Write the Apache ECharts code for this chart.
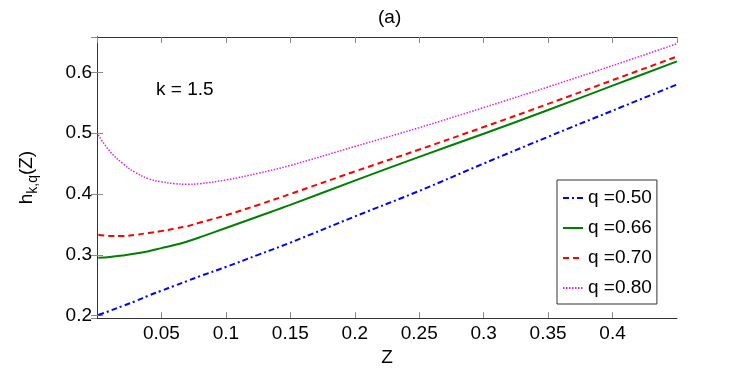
###
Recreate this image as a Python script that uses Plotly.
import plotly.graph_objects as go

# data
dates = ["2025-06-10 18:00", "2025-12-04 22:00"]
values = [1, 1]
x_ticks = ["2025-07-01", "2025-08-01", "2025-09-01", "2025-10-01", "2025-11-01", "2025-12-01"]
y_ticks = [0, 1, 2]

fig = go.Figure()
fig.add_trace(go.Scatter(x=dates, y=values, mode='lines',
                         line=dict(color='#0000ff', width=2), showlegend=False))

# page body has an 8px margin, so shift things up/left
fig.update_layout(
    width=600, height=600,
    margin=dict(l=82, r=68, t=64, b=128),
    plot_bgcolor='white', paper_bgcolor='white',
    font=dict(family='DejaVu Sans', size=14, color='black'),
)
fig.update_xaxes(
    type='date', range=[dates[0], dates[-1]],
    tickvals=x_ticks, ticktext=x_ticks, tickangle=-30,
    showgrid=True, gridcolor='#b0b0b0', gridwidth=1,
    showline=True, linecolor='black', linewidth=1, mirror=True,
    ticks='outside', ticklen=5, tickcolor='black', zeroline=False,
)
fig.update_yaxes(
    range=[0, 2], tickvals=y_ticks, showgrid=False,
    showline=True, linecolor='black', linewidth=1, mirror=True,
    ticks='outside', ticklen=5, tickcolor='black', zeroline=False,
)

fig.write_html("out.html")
###
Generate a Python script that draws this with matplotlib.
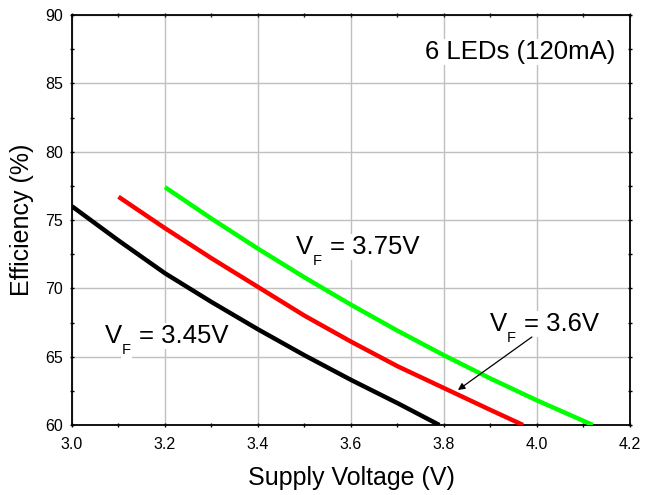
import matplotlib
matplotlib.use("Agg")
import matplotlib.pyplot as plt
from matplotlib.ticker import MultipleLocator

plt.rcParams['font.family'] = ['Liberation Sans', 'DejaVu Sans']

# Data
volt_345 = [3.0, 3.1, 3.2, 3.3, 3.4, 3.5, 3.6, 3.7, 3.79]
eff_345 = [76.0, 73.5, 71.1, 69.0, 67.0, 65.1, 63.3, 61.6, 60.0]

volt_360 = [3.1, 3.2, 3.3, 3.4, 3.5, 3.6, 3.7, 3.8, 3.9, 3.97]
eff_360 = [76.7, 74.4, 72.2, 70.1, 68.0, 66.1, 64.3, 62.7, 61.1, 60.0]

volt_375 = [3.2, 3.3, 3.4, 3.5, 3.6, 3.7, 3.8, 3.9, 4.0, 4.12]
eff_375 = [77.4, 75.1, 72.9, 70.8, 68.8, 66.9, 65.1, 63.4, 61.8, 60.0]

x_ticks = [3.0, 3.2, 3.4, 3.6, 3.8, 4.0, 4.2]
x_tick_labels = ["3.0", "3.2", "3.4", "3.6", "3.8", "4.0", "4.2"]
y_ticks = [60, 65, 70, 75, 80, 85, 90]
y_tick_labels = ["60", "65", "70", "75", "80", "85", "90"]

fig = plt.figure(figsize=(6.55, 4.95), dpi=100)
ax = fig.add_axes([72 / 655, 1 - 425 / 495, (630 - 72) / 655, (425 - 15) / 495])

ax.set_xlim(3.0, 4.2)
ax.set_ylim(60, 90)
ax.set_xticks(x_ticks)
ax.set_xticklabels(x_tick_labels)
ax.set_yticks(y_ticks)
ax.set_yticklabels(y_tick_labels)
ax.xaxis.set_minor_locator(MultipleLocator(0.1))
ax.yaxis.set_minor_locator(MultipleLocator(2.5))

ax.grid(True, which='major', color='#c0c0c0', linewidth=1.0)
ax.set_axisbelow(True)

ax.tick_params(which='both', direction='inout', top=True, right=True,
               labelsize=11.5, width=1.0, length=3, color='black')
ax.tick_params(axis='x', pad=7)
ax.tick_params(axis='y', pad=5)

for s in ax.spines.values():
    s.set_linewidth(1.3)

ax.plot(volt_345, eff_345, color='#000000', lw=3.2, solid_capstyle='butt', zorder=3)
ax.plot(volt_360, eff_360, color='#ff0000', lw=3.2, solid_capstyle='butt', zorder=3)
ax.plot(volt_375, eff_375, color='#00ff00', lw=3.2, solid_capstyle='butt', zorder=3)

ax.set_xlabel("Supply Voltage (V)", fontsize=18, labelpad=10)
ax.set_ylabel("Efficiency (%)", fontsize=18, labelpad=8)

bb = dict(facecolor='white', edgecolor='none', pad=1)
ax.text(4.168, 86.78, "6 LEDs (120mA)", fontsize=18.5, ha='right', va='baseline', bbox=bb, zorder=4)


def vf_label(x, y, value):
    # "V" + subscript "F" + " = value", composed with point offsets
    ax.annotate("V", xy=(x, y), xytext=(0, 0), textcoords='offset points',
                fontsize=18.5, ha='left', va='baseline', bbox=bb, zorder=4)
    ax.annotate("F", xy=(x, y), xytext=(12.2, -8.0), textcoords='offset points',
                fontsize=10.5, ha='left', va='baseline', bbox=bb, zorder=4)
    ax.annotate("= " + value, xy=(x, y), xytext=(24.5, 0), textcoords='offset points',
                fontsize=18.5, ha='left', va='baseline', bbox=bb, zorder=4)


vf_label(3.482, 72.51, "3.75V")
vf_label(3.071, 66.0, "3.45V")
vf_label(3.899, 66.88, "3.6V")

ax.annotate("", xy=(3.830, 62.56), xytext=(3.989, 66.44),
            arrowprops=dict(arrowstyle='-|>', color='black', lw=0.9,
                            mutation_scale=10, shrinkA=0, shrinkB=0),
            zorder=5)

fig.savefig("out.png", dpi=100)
###
Your task: In the entries above, count each line holding "this" and report the total and nothing more.

Solution: 3